Besides, if Cohen and Yarmuth are so worried about the “partisan brush” with which this “affair” has painted US-Israel relations, one wonders why their choice is to take the same brush and paint some more on the wall of partisanship.

As with the Gaza war, one wonders if most American Jews truly have “mixed feelings”. Maybe it is just the narrative that the party of alienation is advancing to make things seem worse than they really are?

Of course, the speech complicates the lives of many people, is controversial, and in many ways problematic. But Jewish Americans are capable of navigating a complicated situation.
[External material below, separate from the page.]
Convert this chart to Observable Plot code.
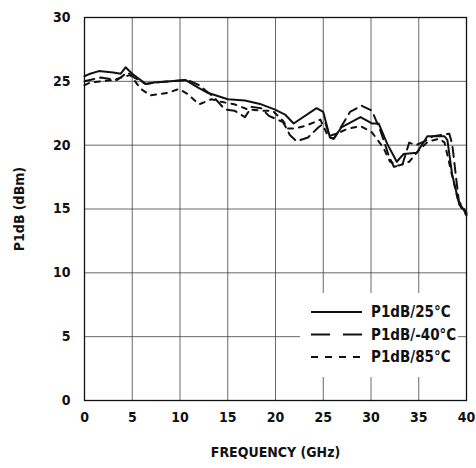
<!DOCTYPE html>
<html><head><meta charset="utf-8">
<script src="https://cdn.jsdelivr.net/npm/d3@7"></script>
<script src="https://cdn.jsdelivr.net/npm/@observablehq/plot@0.6"></script>
<style>
body{margin:0;background:#fff;}
#chart{position:relative;width:476px;height:468px;}
#chart text{font-stretch:condensed;}
#legend{position:absolute;left:300px;top:293px;width:158px;height:84px;background:#fff;}
</style></head><body><div id="chart"><div id="legend"></div></div>
<script>
// Series: P1dB/25°C
const freq25 = [0,0.6,1.5,3,3.8,4.3,5,6.4,7.3,9,10.6,11.9,12.9,15,16.8,18.5,19.9,21,21.9,24.3,25,25.7,26.1,26.9,28.9,30.1,30.8,31.7,32.7,33.4,34.8,35.9,37.7,38,38.5,39.2,40];
const p1db25 = [25.4,25.6,25.8,25.7,25.6,26.1,25.6,24.8,24.9,25.0,25.1,24.5,24.1,23.6,23.5,23.2,22.8,22.4,21.7,22.9,22.6,20.6,20.5,21.4,22.2,21.7,21.7,20.1,18.7,19.3,19.4,20.7,20.7,20.4,17.7,15.5,14.6];
// Series: P1dB/-40°C
const freqM40 = [0,1.7,3.4,4.5,5.2,6.4,7.3,9,10.8,12,13.5,14.7,15.7,16.8,17.5,18.5,19.3,20.8,21.5,22.2,23.4,24.5,25.2,25.7,26.1,26.6,27.8,29,30.1,31,31.9,32.4,33.3,34,34.7,35.6,36.5,38.2,38.5,39.2,40];
const p1dbM40 = [25.0,25.3,25.1,25.7,25.3,24.8,24.9,25.0,25.1,24.7,23.8,22.8,22.7,22.2,23.0,22.9,22.3,21.8,20.8,20.3,20.6,21.4,21.8,20.6,20.5,21.1,22.6,23.1,22.7,21.1,19.1,18.3,18.5,20.2,20.0,20.3,20.7,20.9,20.1,15.6,14.7];
// Series: P1dB/85°C
const freq85 = [0,0.6,1.7,3,4.8,5.9,6.9,8.7,9.9,10.8,12,13.3,14.3,15.7,17.1,18.7,19.7,20.8,21.3,22,23.1,24.7,25.5,26.4,27.6,28.9,30.1,31.3,32,32.9,34,35,36,37.2,37.7,38.5,39.2,40];
const p1db85 = [24.7,24.9,25.0,25.1,25.5,24.4,23.9,24.1,24.4,24.0,23.2,23.6,23.4,23.2,22.8,22.7,22.7,21.9,21.3,21.3,21.5,22.0,20.7,20.9,21.3,21.5,21.0,19.8,18.7,18.4,18.7,19.6,20.3,20.5,20.2,17.6,15.4,14.5];
const xTicks = [0,5,10,15,20,25,30,35,40];
const yTicks = [0,5,10,15,20,25,30];
const seriesNames = ["P1dB/25°C","P1dB/-40°C","P1dB/85°C"];
const dashes = [null,"10,6","5,6"];

const toRows = (fs, vs) => fs.map((f,i)=>({f, v: vs[i]}));
const series = [toRows(freq25,p1db25), toRows(freqM40,p1dbM40), toRows(freq85,p1db85)];

const font = '"DejaVu Sans",sans-serif';
const chart = Plot.plot({
  width: 476, height: 468,
  marginLeft: 84, marginRight: 10, marginTop: 17, marginBottom: 68,
  style: {fontFamily: font, fontSize: "14px", fontWeight: "bold", color: "#111", background: "#fff"},
  x: {domain: [0,40]},
  y: {domain: [0,30]},
  marks: [
    Plot.gridX(xTicks, {stroke: "#444", strokeOpacity: 0.8, strokeWidth: 1}),
    Plot.gridY(yTicks, {stroke: "#444", strokeOpacity: 0.8, strokeWidth: 1}),
    Plot.axisX(xTicks, {tickSize: 0, tickPadding: 12, fontSize: 14, fontWeight: "bold", label: "FREQUENCY (GHz)", labelAnchor: "center", labelArrow: "none", labelOffset: 56}),
    Plot.axisY(yTicks, {tickSize: 0, tickPadding: 14, fontSize: 14, fontWeight: "bold", label: "P1dB (dBm)", labelAnchor: "center", labelArrow: "none", labelOffset: 70}),
    ...series.map((rows,i) => Plot.line(rows, {x: "f", y: "v", stroke: "#111", strokeWidth: 2, strokeDasharray: dashes[i]})),
    Plot.frame({stroke: "#111", strokeWidth: 1.3})
  ]
});
document.getElementById("chart").insertBefore(chart, document.getElementById("legend"));

// legend
const lg = d3.select("#legend").append("svg").attr("width",158).attr("height",84);
seriesNames.forEach((name,i) => {
  const y = 19 + i*22.5;
  const ln = lg.append("line").attr("x1",11).attr("x2",62).attr("y1",y).attr("y2",y)
    .attr("stroke","#111").attr("stroke-width",2.2);
  if (i===1) ln.attr("stroke-dasharray","19,13");
  if (i===2) ln.attr("stroke-dasharray","7,7");
  lg.append("text").attr("x",71).attr("y",y).attr("dy","0.35em")
    .style("font-family",font).style("font-weight","bold").style("font-size","15px").style("font-stretch","condensed").attr("fill","#111").text(name);
});
</script></body></html>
They can be plenty unhappy about Netanyahu's decision to go to congress, and still believe that his message on Iran is right on the mark. They can be plenty unhappy with Netanyahu's policies, but also with Obama's. Jewish Americans can feel uncomfortable with a situation that pits an Israeli government against their US government of choice – and still understand that in some situations such things are inevitable. They can keep voting Democratic, and get angry with an Israeli leader who feels more comfortable with the Republicans, and still remember that the matter at hand is a grave matter – and that the politics is a side show, annoying as it might be for them (and for some Israelis too).

Jewish Americans are not forced by Netanyahu to “side against Israel”, neither on Iran nor on any other matter. If they sadly do “side against Israel”, it is a choice.